Nationally, pubs are closing down at the rate of 36 a week, according to figures released earlier this year by the British Beer and Pub Association; and at least 25 pubs out of 150 have closed in Oxford alone in the last ten years, according to the Campaign for Real Ale (Camra).

But Mr Mo believes the banks are making matters worse for pubs.

He said: “I am a man with a mission to tell the world how difficult it is to get a bank to back a pub. My bank seems to have decided that it will not back pubs, as a sector.”

He added: “Banks are killing pubs by not backing them as a category. My bank manager said pubs are a ‘no-go area’ now for investment.

“I used to know my local manager, who would lend up to 30 per cent of a venture. But now I cannot get a loan or an overdraft. It doesn’t want to talk to me, even though I am a premium customer of many years. I have been in the catering business since I was 22 and now own eight successful sandwich bars.

“I even grew up in the kitchen of a restaurant after my parents came here from Hong Kong.”

Now Mr Mo and his partners — KK Chau, who formerly worked for pub company All Bar One, and Mr Chau’s son-in-law, chef Alex Tsui — have financed the revamping of The Somerset themselves to the tune of £100,000.

A spokesman for HSBC, Sue McMullen, said she could not comment on individual cases. She added: “HSBC is open for business and reviews all applications on a case-by-case basis. In terms of support for business, HSBC created a new $5bn global working capital fund for SMEs to ensure they continue to have access to appropriate credit through the current economic and financial crisis, £1bn of which was allocated to UK customers.

“In addition, on a more local level, HSBC invested £1.6m on our premises at Botley, significantly upgrading the Oxford Commercial Centre, which covers Oxford, North Oxfordshire and parts of Buckinghamshire, the official launch of which took place on December 9.”
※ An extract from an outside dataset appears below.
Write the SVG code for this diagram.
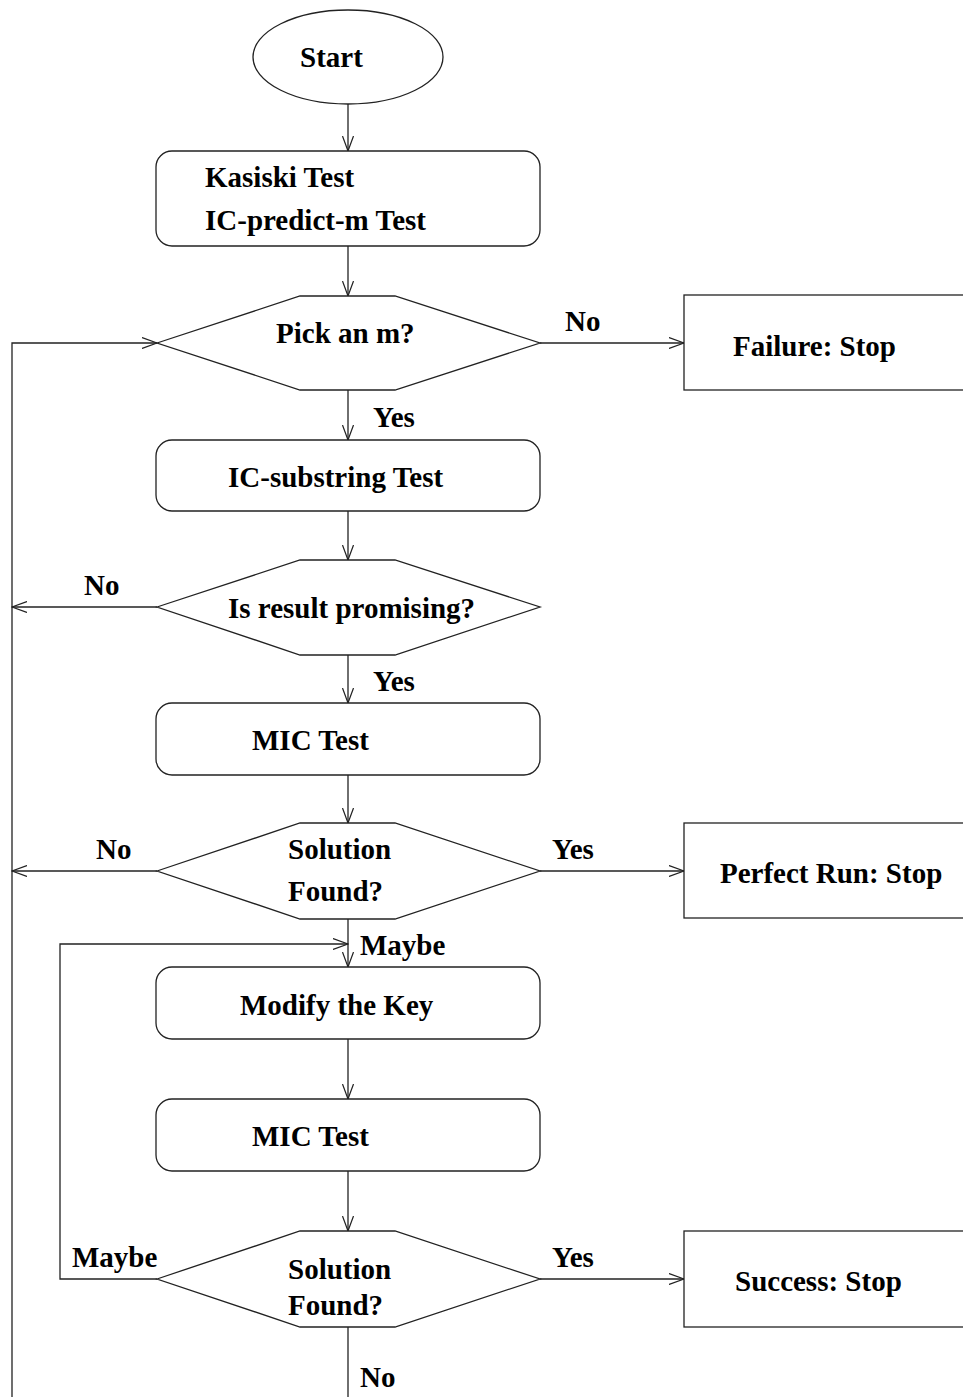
<svg xmlns="http://www.w3.org/2000/svg" width="963" height="1397" viewBox="0 0 963 1397">
<defs>
<style>
.s{fill:#fff;stroke:#222;stroke-width:1.3}
.c{fill:none;stroke:#222;stroke-width:1.3}
text{font-family:"Liberation Serif","Times New Roman",serif;font-weight:bold;font-size:29px;fill:#000}
</style>
<marker id="a" markerWidth="16" markerHeight="12" refX="15" refY="6" orient="auto" markerUnits="userSpaceOnUse">
<path d="M0,0.5 L15,6 L0,11.5" fill="none" stroke="#222" stroke-width="1.2"/>
</marker>
</defs>
<rect width="963" height="1397" fill="#fff"/>
<g id="connectors">
<path class="c" d="M348,104 V151" marker-end="url(#a)"/>
<path class="c" d="M348,246 V296" marker-end="url(#a)"/>
<path class="c" d="M540,343 H684" marker-end="url(#a)"/>
<path class="c" d="M348,390 V440" marker-end="url(#a)"/>
<path class="c" d="M348,511 V560" marker-end="url(#a)"/>
<path class="c" d="M157,607 H12" marker-end="url(#a)"/>
<path class="c" d="M348,655 V703" marker-end="url(#a)"/>
<path class="c" d="M348,775 V823" marker-end="url(#a)"/>
<path class="c" d="M157,871 H12" marker-end="url(#a)"/>
<path class="c" d="M540,871 H684" marker-end="url(#a)"/>
<path class="c" d="M348,919 V967" marker-end="url(#a)"/>
<path class="c" d="M348,1039 V1099" marker-end="url(#a)"/>
<path class="c" d="M348,1171 V1231" marker-end="url(#a)"/>
<path class="c" d="M540,1279 H684" marker-end="url(#a)"/>
<path class="c" d="M157,1279 H60 V944 H348" marker-end="url(#a)"/>
<path class="c" d="M348,1327 V1397"/>
<path class="c" d="M12,1397 V343 H157" marker-end="url(#a)"/>
<text x="565" y="331">No</text>
<text x="373" y="427">Yes</text>
<text x="84" y="595">No</text>
<text x="373" y="691">Yes</text>
<text x="96" y="859">No</text>
<text x="552" y="859">Yes</text>
<text x="360" y="955">Maybe</text>
<text x="72" y="1267">Maybe</text>
<text x="552" y="1267">Yes</text>
<text x="360" y="1387">No</text>
</g>
<g id="start">
<ellipse class="s" cx="348" cy="57" rx="95" ry="47"/>
<text x="300" y="67">Start</text>
</g>
<g id="kasiski">
<rect class="s" x="156" y="151" width="384" height="95" rx="16"/>
<text x="205" y="187">Kasiski Test</text>
<text x="205" y="230">IC-predict-m Test</text>
</g>
<g id="pick">
<polygon class="s" points="157,343 300,296 395,296 540,343 395,390 300,390"/>
<text x="276" y="343">Pick an m?</text>
</g>
<g id="failure">
<rect class="s" x="684" y="295" width="290" height="95"/>
<text x="733" y="356">Failure: Stop</text>
</g>
<g id="icsub">
<rect class="s" x="156" y="440" width="384" height="71" rx="16"/>
<text x="228" y="487">IC-substring Test</text>
</g>
<g id="promising">
<polygon class="s" points="157,607 300,560 395,560 540,607 395,655 300,655"/>
<text x="228" y="618">Is result promising?</text>
</g>
<g id="mic1">
<rect class="s" x="156" y="703" width="384" height="72" rx="16"/>
<text x="252" y="750">MIC Test</text>
</g>
<g id="sol1">
<polygon class="s" points="157,871 300,823 395,823 540,871 395,919 300,919"/>
<text x="288" y="859">Solution</text>
<text x="288" y="901">Found?</text>
</g>
<g id="perfect">
<rect class="s" x="684" y="823" width="290" height="95"/>
<text x="720" y="883">Perfect Run: Stop</text>
</g>
<g id="modify">
<rect class="s" x="156" y="967" width="384" height="72" rx="16"/>
<text x="240" y="1015">Modify the Key</text>
</g>
<g id="mic2">
<rect class="s" x="156" y="1099" width="384" height="72" rx="16"/>
<text x="252" y="1146">MIC Test</text>
</g>
<g id="sol2">
<polygon class="s" points="157,1279 300,1231 395,1231 540,1279 395,1327 300,1327"/>
<text x="288" y="1279">Solution</text>
<text x="288" y="1315">Found?</text>
</g>
<g id="success">
<rect class="s" x="684" y="1231" width="290" height="96"/>
<text x="735" y="1291">Success: Stop</text>
</g>
</svg>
But how do you run a successful pub in a credit crunch, particularly when such factors as drink-driving laws, a smoking ban, and cheap alcohol in supermarkets all combine against you?
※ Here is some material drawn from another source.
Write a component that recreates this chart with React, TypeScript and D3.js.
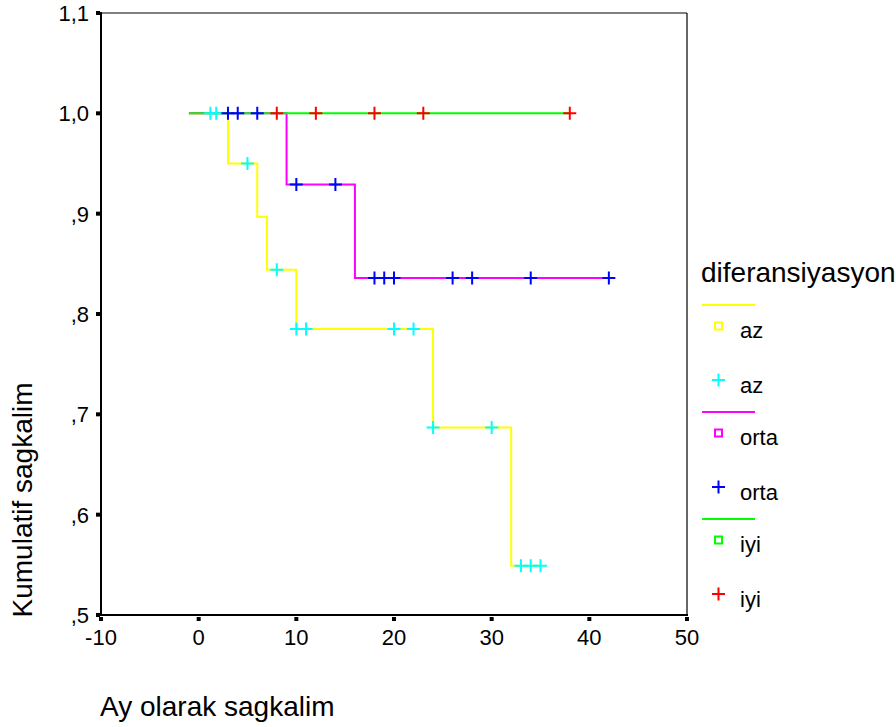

Mr Mo said: “What you do is you keep up with change and provide something new, something extra, that customers cannot get anywhere else. There are two kinds of customer — impulse drinkers of the kind who still crowd into city centre pubs, and customers who go to community pubs. At the Somerset, both will feel at home.”
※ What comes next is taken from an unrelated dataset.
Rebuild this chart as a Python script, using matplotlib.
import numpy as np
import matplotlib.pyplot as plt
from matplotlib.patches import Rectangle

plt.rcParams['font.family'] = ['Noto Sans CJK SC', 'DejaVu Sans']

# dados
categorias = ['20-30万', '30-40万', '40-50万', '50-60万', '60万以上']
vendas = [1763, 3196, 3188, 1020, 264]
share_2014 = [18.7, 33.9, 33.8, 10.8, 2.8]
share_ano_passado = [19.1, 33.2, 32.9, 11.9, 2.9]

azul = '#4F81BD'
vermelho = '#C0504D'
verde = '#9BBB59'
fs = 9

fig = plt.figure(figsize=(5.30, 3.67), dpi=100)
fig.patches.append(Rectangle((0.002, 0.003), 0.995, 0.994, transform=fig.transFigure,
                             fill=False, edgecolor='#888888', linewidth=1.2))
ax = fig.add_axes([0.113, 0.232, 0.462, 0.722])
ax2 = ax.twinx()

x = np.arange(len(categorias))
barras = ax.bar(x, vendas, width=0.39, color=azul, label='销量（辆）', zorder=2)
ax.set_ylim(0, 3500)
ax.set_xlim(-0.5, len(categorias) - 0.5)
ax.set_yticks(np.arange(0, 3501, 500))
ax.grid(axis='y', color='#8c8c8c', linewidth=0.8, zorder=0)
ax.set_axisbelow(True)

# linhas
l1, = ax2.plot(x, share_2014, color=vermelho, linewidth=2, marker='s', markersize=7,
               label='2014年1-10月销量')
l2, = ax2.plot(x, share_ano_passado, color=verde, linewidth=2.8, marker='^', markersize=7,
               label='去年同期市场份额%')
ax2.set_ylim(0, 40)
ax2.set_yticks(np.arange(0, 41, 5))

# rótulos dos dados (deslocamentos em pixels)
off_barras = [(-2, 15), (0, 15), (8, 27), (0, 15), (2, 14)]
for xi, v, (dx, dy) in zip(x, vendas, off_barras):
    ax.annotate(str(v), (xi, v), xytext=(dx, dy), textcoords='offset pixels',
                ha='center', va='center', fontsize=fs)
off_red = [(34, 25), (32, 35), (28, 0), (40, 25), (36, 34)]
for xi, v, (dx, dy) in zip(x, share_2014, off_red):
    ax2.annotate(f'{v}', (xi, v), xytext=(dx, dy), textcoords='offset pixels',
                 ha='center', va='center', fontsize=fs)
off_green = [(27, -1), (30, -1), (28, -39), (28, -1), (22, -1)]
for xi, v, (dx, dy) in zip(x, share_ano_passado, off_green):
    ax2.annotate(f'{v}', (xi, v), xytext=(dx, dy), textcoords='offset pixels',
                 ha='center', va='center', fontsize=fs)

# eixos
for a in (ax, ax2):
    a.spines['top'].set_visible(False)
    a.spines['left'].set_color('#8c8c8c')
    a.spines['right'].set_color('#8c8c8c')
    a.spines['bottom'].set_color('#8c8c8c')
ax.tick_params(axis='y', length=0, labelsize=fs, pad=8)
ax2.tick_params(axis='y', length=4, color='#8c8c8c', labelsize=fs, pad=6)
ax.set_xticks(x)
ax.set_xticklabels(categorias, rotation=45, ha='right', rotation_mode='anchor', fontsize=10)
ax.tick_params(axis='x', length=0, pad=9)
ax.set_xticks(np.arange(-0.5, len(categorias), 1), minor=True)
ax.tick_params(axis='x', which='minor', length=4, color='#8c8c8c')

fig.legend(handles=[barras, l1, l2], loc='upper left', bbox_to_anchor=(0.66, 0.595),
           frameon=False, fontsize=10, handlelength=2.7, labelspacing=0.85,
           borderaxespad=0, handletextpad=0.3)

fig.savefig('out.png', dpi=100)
He said that location was important too, adding that students from Oxford Brookes University could reach The Somerset on foot and so avoid the drink-drive trap — and that Mr Chau’s made-to-order cocktails would soon tempt them in.

He said: “I know the industry is going through a bad time now, but I believe we have the skills to turn things around here.

“And regular customers have told me that they like to see the place renovated, even if it does mean the price of drinks has gone up. The trouble with many community pubs is that they become run-down because they cannot raise money to do themselves up. Then they lose more trade, and so it goes on.”

Recent pub closures in Oxford include The Horse and Jockey in Woodstock Road, so named because it became the headquarters of the stewards of the horse-racing meets that took place on Port Meadow from the 17th century until 1880; The Wharf, situated on a peninsular at the junction of busy Speedwell and Thame Streets, which served dock workers until the wharf was filled in during the 1840s; the Fox and Hounds in Abingdon Road, a mock-Tudor building designed by JR Wilkins in 1926; and the Elm Tree in Cowley Road, designed by HT Hare, who also designed Oxford Town Hall.

Then there is the White House in Botley Road, boarded up since the summer of last year, despite frequent assurances from owners Punch Taverns that it will reopen.

In Abingdon, even the historic King’s Head and Bell, with its many 17th-century Civil War connections, is now closed. But will the fact that people have more time and less money help pubs?

Mr Mo said: “If you give people what they want, they will still come. The secret is attention to detail and innovation. You have to have good food, good ambience and good service and invest in every customer.”